Cuaca ekstrem di barat Kanada dan AS diklaim dipicu oleh sebuah fenomena langka bernama kubah panas. Itu adalah kondisi dimana atmosfer bertekanan tinggi memblokir hawa panas yang terangkat ke atas, dan memampatkannya kembali ke permukaan Bumi.
Biasanya angin mampu memindahkan kubah panas ke wilayah lain. Tapi ketinggian kubah di barat Kanada yang mencapai atmosfer Bumi membuatnya cendrung menetap.
Meski sulit mencari penyebab utama kemunculan kubah panas di langit Pasifik, pakar iklim meyakini kondisi ini dipicu oleh fenomena meningkatknya rata-rata temperatur Bumi.
Secara statistik, gelombang panas ekstrem di barat Kanada dan AS muncul sekali dalam 1.000 tahun dalam kondisi iklim yang normal. Tapi iklim Bumi yang tidak lagi normal mengindikasikan intensitas tinggi cuaca ekstrem yang akan semakin sering terjadi dalam beberapa tahun ke depan.
"Durasi gelombang panas kali ini mengkhawatirkan,” tulis LSM lingkungan, Envionment Canada, dalam rilisnya, Kamis (1/7) pagi. Terutama tingginya temperatur udara "pada malam hari” memperparah situasi.
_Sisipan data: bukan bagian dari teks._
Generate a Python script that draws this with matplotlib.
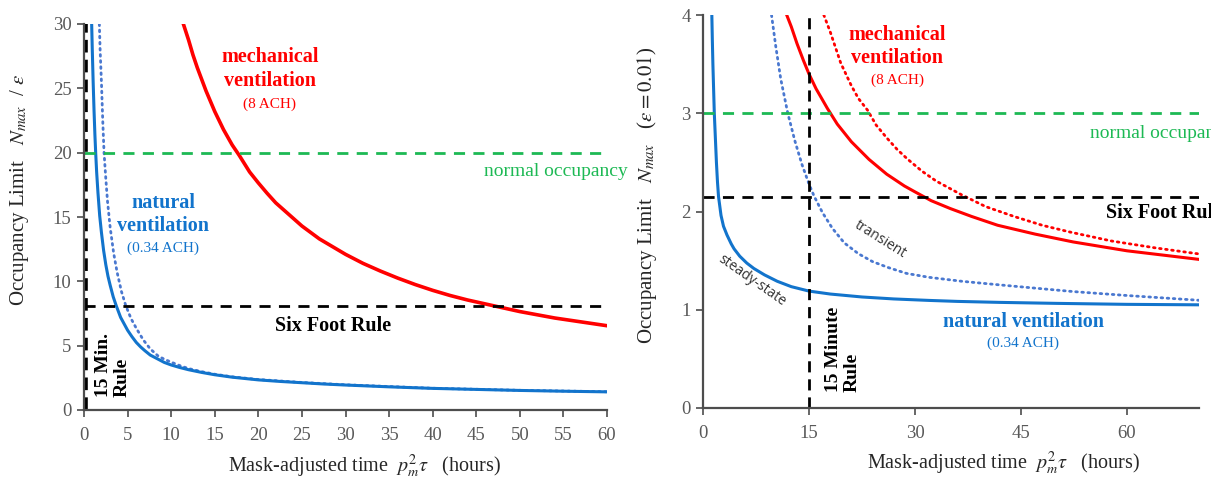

Hal serupa dialami warga di utara Kalifornia, AS. Saat ini sekitar 1.000 petugas pemadan kebakaran masih berusaha mengendalikan tiga kebekaran besar. Salah satunya mencakup area seluas 80 kilometer persegi, yang hingga kini baru seperempatnya dipadamkan.
Menurut perkiraan, gelombang panas dari Samudera Pasifik akan bergerak ke wilayah timur Amerika Utara dalam beberapa hari ke depan.